Основным критерием, по которому предметом анализа выступают мифы является, во-первых, их предельная общность и широта, которая включает значительный массив феноменов социальной памяти как в ее реальном, так и в модальном бытии. Во-вторых, рассмотрение содержание многих современных мифологем наглядно демонстрирует их глубинную логическую связь с современным культурными реалиями.

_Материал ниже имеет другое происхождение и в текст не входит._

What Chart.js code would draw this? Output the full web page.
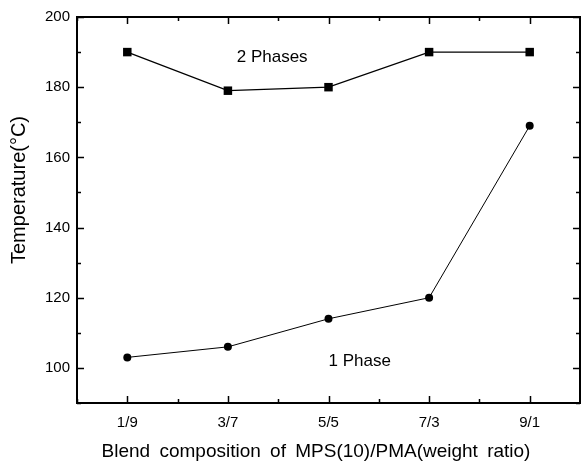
<!DOCTYPE html>
<html>
<head>
<meta charset="utf-8">
<script src="https://cdn.jsdelivr.net/npm/chart.js@4/dist/chart.umd.min.js"></script>
<style>
  html, body { margin: 0; padding: 0; background: #fff; }
  #wrap { width: 581px; height: 466px; }
</style>
</head>
<body>
<div id="wrap"><canvas id="c" width="581" height="466"></canvas></div>
<script>
const categories = ['1/9', '3/7', '5/5', '7/3', '9/1'];
const twoPhaseTemps = [190, 179, 180, 190, 190];
const onePhaseTemps = [103, 106, 114, 120, 169];
const yTickLabels = [100, 120, 140, 160, 180, 200];
const xTitle = 'Blend composition of MPS(10)/PMA(weight ratio)';
const yTitle = 'Temperature(°C)';
const regionLabels = ['2 Phases', '1 Phase'];
const regionLabelPos = [{x: 2.44, y: 188.6}, {x: 3.31, y: 102}];

const toPoints = arr => arr.map((v, i) => ({x: i + 1, y: v}));

const framePlugin = {
  id: 'frame',
  afterDraw(chart) {
    const ctx = chart.ctx;
    const a = chart.chartArea;
    const xs = chart.scales.x, ys = chart.scales.y;
    ctx.save();
    ctx.strokeStyle = '#000';
    ctx.lineWidth = 2;
    ctx.strokeRect(a.left, a.top, a.right - a.left, a.bottom - a.top);
    ctx.lineWidth = 1.5;
    ctx.beginPath();
    xs.ticks.forEach(t => {
      const px = Math.round(xs.getPixelForValue(t.value)) + 0.5;
      const major = Math.abs(t.value - Math.round(t.value)) < 1e-6;
      const len = major ? 7 : 4;
      ctx.moveTo(px, a.bottom); ctx.lineTo(px, a.bottom - len);
      ctx.moveTo(px, a.top); ctx.lineTo(px, a.top + len);
    });
    ys.ticks.forEach(t => {
      const py = Math.round(ys.getPixelForValue(t.value)) + 0.5;
      const major = yTickLabels.includes(t.value);
      const len = major ? 7 : 4;
      ctx.moveTo(a.left, py); ctx.lineTo(a.left + len, py);
      ctx.moveTo(a.right, py); ctx.lineTo(a.right - len, py);
    });
    ctx.stroke();

    // region labels
    ctx.fillStyle = '#000';
    ctx.font = "17px 'Liberation Sans', Arial, sans-serif";
    ctx.textAlign = 'center';
    ctx.textBaseline = 'middle';
    regionLabels.forEach((txt, i) => {
      const p = regionLabelPos[i];
      ctx.fillText(txt, xs.getPixelForValue(p.x), ys.getPixelForValue(p.y));
    });

    // axis titles
    ctx.font = "19px 'Liberation Sans', Arial, sans-serif";
    try { ctx.wordSpacing = '4px'; } catch (e) {}
    ctx.fillText(xTitle, 316, 452);
    try { ctx.wordSpacing = '0px'; } catch (e) {}
    ctx.font = "20px 'Liberation Sans', Arial, sans-serif";
    ctx.translate(19, 190);
    ctx.rotate(-Math.PI / 2);
    ctx.fillText(yTitle, 0, 0);
    ctx.restore();
  }
};

new Chart(document.getElementById('c'), {
  type: 'line',
  data: {
    datasets: [
      {
        label: '2 Phases',
        data: toPoints(twoPhaseTemps),
        borderColor: '#000',
        backgroundColor: '#000',
        borderWidth: 1.3,
        pointStyle: 'rect',
        pointRadius: 6,
        pointBorderWidth: 0,
        tension: 0,
        fill: false
      },
      {
        label: '1 Phase',
        data: toPoints(onePhaseTemps),
        borderColor: '#000',
        backgroundColor: '#000',
        borderWidth: 1,
        pointStyle: 'circle',
        pointRadius: 4,
        pointBorderWidth: 0,
        tension: 0,
        fill: false
      }
    ]
  },
  options: {
    responsive: false,
    animation: false,
    devicePixelRatio: 1,
    layout: { autoPadding: false, padding: { top: 17, right: 1, left: 0, bottom: 0 } },
    plugins: { legend: { display: false }, tooltip: { enabled: false } },
    events: [],
    scales: {
      x: {
        type: 'linear',
        min: 0.5,
        max: 5.5,
        grid: { display: false, drawTicks: false },
        border: { display: false },
        ticks: {
          stepSize: 0.5,
          autoSkip: false,
          maxRotation: 0,
          padding: 11,
          color: '#000',
          font: { family: "'Liberation Sans Narrow', 'Liberation Sans', Arial, sans-serif", size: 15 },
          callback: v => (Math.abs(v - Math.round(v)) < 1e-6 && v >= 1 && v <= categories.length) ? categories[Math.round(v) - 1] : ''
        },
        afterFit: s => { s.height = 63; s.paddingRight = 0; s.paddingLeft = 0; }
      },
      y: {
        type: 'linear',
        min: 90,
        max: 200,
        grid: { display: false, drawTicks: false },
        border: { display: false },
        ticks: {
          stepSize: 10,
          autoSkip: false,
          padding: 7,
          color: '#000',
          font: { family: "'Liberation Sans Narrow', 'Liberation Sans', Arial, sans-serif", size: 15 },
          callback: v => yTickLabels.includes(v) ? String(v) : ''
        },
        afterFit: s => { s.width = 77; }
      }
    }
  },
  plugins: [framePlugin]
});
</script>
</body>
</html>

Мифы появляются на определенной стадии развития человечества, элиминируя расовые, этнические и географические различия социума. Миф как этап в развитии культуры олицетворяет и речь, и память, и способ восприятия мира, и инструмент его познания, и способ бытия человека во Вселенной. Как отмечает В.А. Колеватов, мифы – «один из первых типов социальной памяти» [2, С.163]. Мифы могут выступать в качестве бытия социальной памяти, но такого ее бытия, в составе которого нет материальных предметов. И в этом контексте миф – это память о со-бытии, которого не было. Возможно, что такое понимание мифа звучит парадоксально, но оно позволяет понять миф как определенный способ организации памяти. Эта организация бытия человека позволяет ему в форме мифа помнить прошлое (предков), правильно ориентироваться в настоящем (прочитывать адекватно содержание того мнемокода, который передан предшествующими поколениями) и на основе всего этого предвидеть будущее. «Мифический рассказ, - отмечает М.К. Мамардашвили, – есть память о такого рода событиях, которые не есть конкретные события»[5, С.59]. В этом отношении память выступает как воспоминание о смысле и значимости уже осуществившихся событий не только для настоящего, но, в первую очередь, для будущего.

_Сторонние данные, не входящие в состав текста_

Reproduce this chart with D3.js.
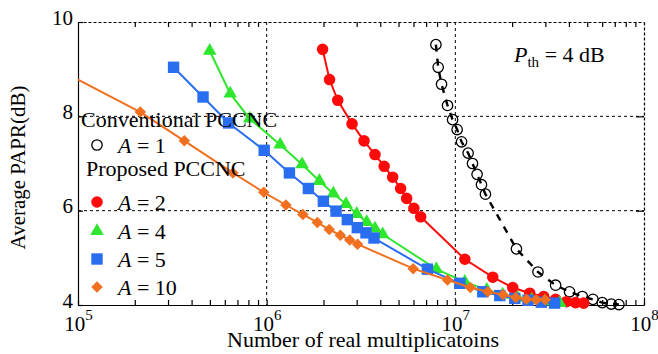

Значимость мифа выступает общим достоянием людей вне зависимости от их социального статуса и аксиологических ориентаций. Миф по своему содержанию хранит то, что воспринималось как истинная история, отраженная и сохраненная в памяти. Миф, таким образом, хранит образцы поведения, которые в традиционной культуре выступают как форма, содержание которой запечатлено в памяти. Миф помогает означить отдельные нарративы социальной памяти. Как отмечал Р. Барт, в семиологической системе присутствуют отношения между элементами: означающим и означаемым. Это отношение связывает объекты разного порядка, и поэтому оно является отношением эквивалентности, а не равенства. В результате их взаимодействия возникает знак. Миф создается на основе определенных знаков, которые существуют до него; таким образом, миф выступает как вторичная семиологическая система. Эта двойственность отражает и глубину мнемических процессов – «воспоминания – забывания». Все бесчисленное многообразие мифа, которое наблюдается в культуре, демонстрирует значимость мифа как хранителя коллективной памяти. На эту особенность мифа, в отличие от знака, обратил внимание М.Ю. Лотман. Он писал, что когда в семиотическом аспекте устойчивость мифологических текстов можно объяснить тем, что, являясь порождением специфического номинационного семиозиса, когда знаки не приписываются, а узнаются и самый акт номинации тождествен акту познания, миф в дальнейшем историческом развитии начал восприниматься как альтернатива знаковому мышлению. Поскольку знаковое сознание аккумулирует в себе социальные отношения, борьба с теми или иными формами социального зла в истории культуры часто выливается в отрицание отдельных знаковых систем [4, С.344 – 357].